Em 1960, tivemos nova candidatura de ministro da Guerra, a do general Lott, que só não acabou presidente da República porque os acontecimentos políticos, econômicos e sociais, e os impressionantes erros acumulados, provocaram um fenômeno chamado Jânio Quadros. Agora a história se repete e o ministro da Guerra é novamente tentado pelas forças civis para disputar a presidência da República. Não tem importância que ele desminta o fato. De desmentido em desmentido, Costa e Silva acaba presidente da República.
PS - O artigo acima foi publicado em outubro de 1964. O senhor Carlos Lacerda, governador da Guanabara, era candidato pela UDN. O senhor Ademar de Barros, governador de São Paulo, era candidato pelo PSP. O sr. Magalhães Pinto, governador de Minas, era candidato certíssimo. Os 3 apoiaram a revolução, que não apoiou nenhum deles. Carlos Lacerda, Magalhães Pinto e Ademar de Barros cometeram o erro terrível de não terem cursado a Escola Militar de Realengo e saído general.

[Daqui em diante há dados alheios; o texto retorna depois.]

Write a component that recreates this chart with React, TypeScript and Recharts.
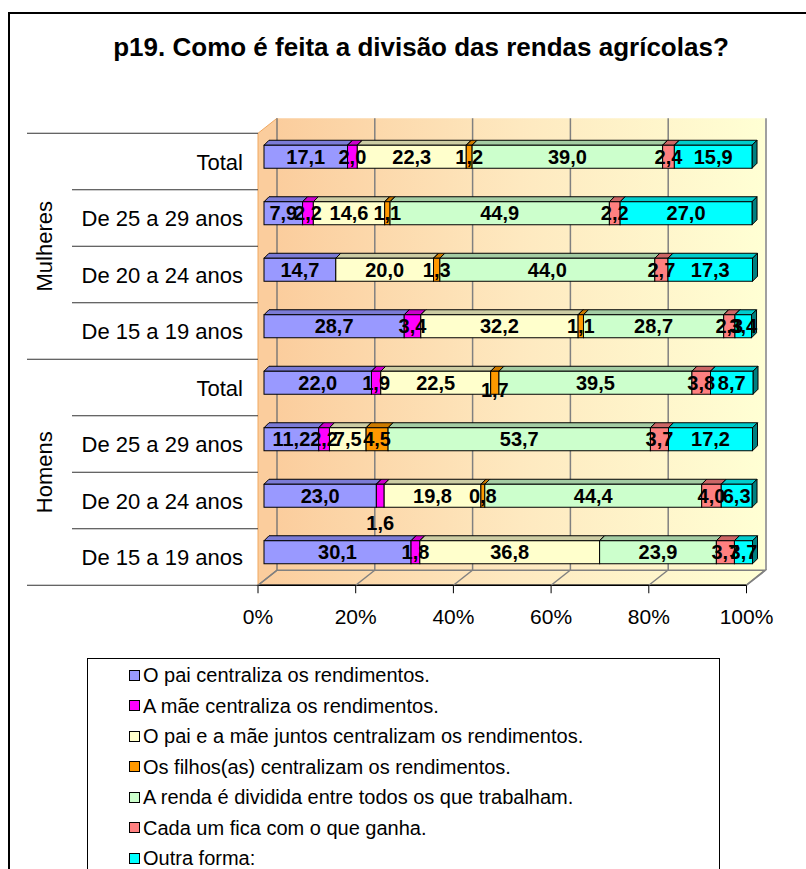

PS 2 - Se não tivesse havido a revolução de 1964, é possível que um dos 3 tivesse chegado a presidente. Embora eu estivesse convencido que sem 1964 ou com 1964 jamais teria havido 1965 no calendário eleitoral brasileiro.
PS 3 - (40 anos depois, agora, atendendo a pedidos gerais, reproduzo o artigo. Não pelo fato de ter acertado em tudo, de não ter havido 1965, do Poder Civil ter mergulhado numa escuridão de 25 anos. Pois a primeira eleição direta só foi acontecer em 1989. O Poder Civil não existiu, mas o Poder Militar também não se satisfez. Mantiveram o Poder tanto tempo para quê? Para nada. Nem para eles, nem para os civis, nem para o Brasil).
PS 4 - Para o repórter não adiantou coisa alguma. Dizer em 1964 que não haveria eleição em 1965, valeu alguma coisa? Nada a não ser desterro, cassação, prisões, perseguições, discriminação. E insistir que não haveria espaço para qualquer civil, na época nem era muito difícil de acertar. Bastava olhar e analisar.